In this group, Montero and Jones offer the most upside. While both have a tad too much swing-and-miss in the profile (Jones: 33% K-rate, Montero: 32.4% K-rate), it’s backed up by plus power and a ballpark that’s very conducive to amplifying batting averages.
Closer: Boy, if we only knew the answer to this one ahead of time! In 2022, the team turned to Craig Kimbrel almost exclusively until the post-season. However, with Kimbrel gone, the field is wide open. While many view the front-runner as Evan Phillips, he only locked down two games during his impressive run (63 IP, 77:16 K/BB ratio, and 1.14 ERA).
Also in the fray is Alex Vesia, the highest-leverage southpaw in the bullpen, and Brusdar Graterol (my dark horse favorite). Right, I know what you’re thinking, why is Graterol your favorite? For starters, check out his arsenal with PLV. Elite!
Outfield/DH: Before Fernando Tatis Jr.’s return, playing time should be fairly evergreen. However, when Tatis returns he’ll make his way to the OF and that’s where it could get dicey. Not for Tatis, but for Matt Carpenter, Nelson Cruz, and Trent Grisham.

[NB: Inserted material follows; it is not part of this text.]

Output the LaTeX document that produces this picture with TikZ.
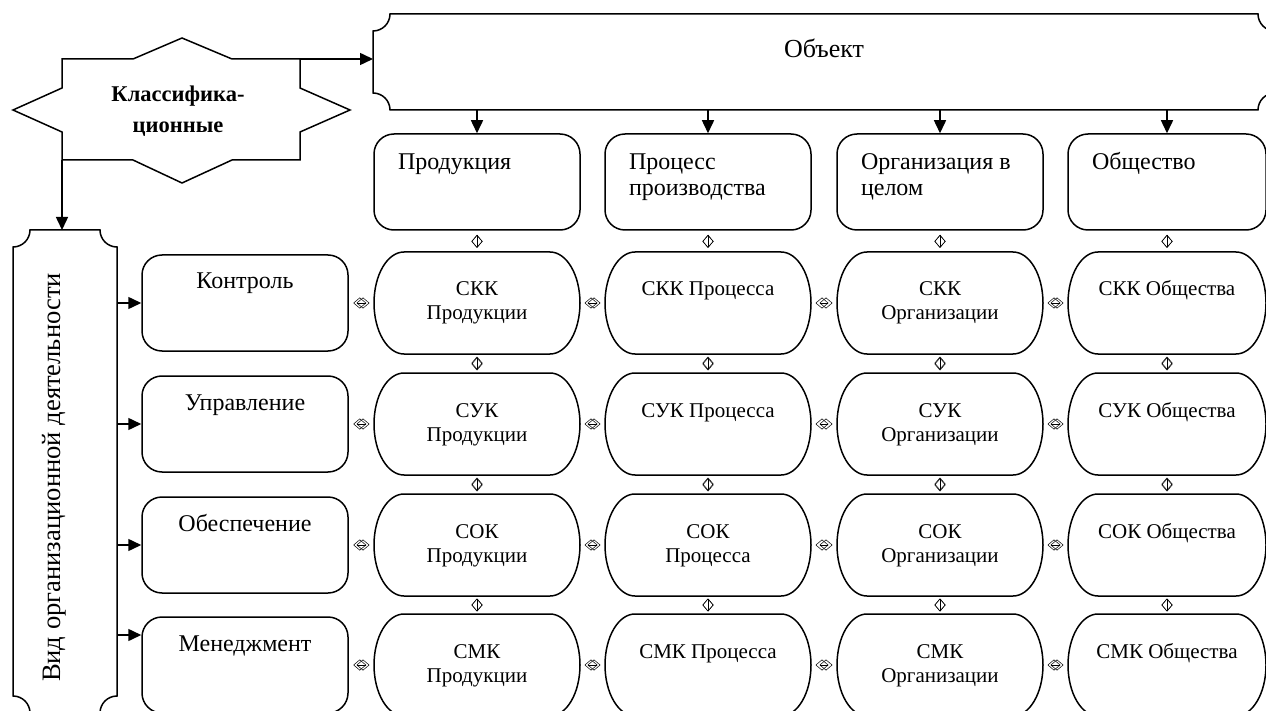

Not that any of those are strong plays for ten or 12-team leagues but this should get factored into your player evaluation. At some point, the playing time will drastically get altered for someone.
Saving the Giants for last was on purpose since they are the team of platoons. As many of the players play a multitude of positions, they become better targets in daily leagues as opposed to weekly. So, just keep in mind that many of them will get jettisoned between positions while getting random days off as well.
Third Base: The most intriguing position for San Fran is the third base because they have a few solid bats capable of sustaining everyday playing time.
David Villar and J.D. Davis tout the upside in terms of power since both finished with an ISO north of .224 with better than league-average walk rates. However, in terms of defensive prowess, they both lack the ability to separate from one another. Who gets the early nod? The best guess is Villar as he crushed 27 HRs in the minors.
Lastly, we may see Wilmer Flores pop into 3B as well, but he’ll grab a utility role all over the infield too.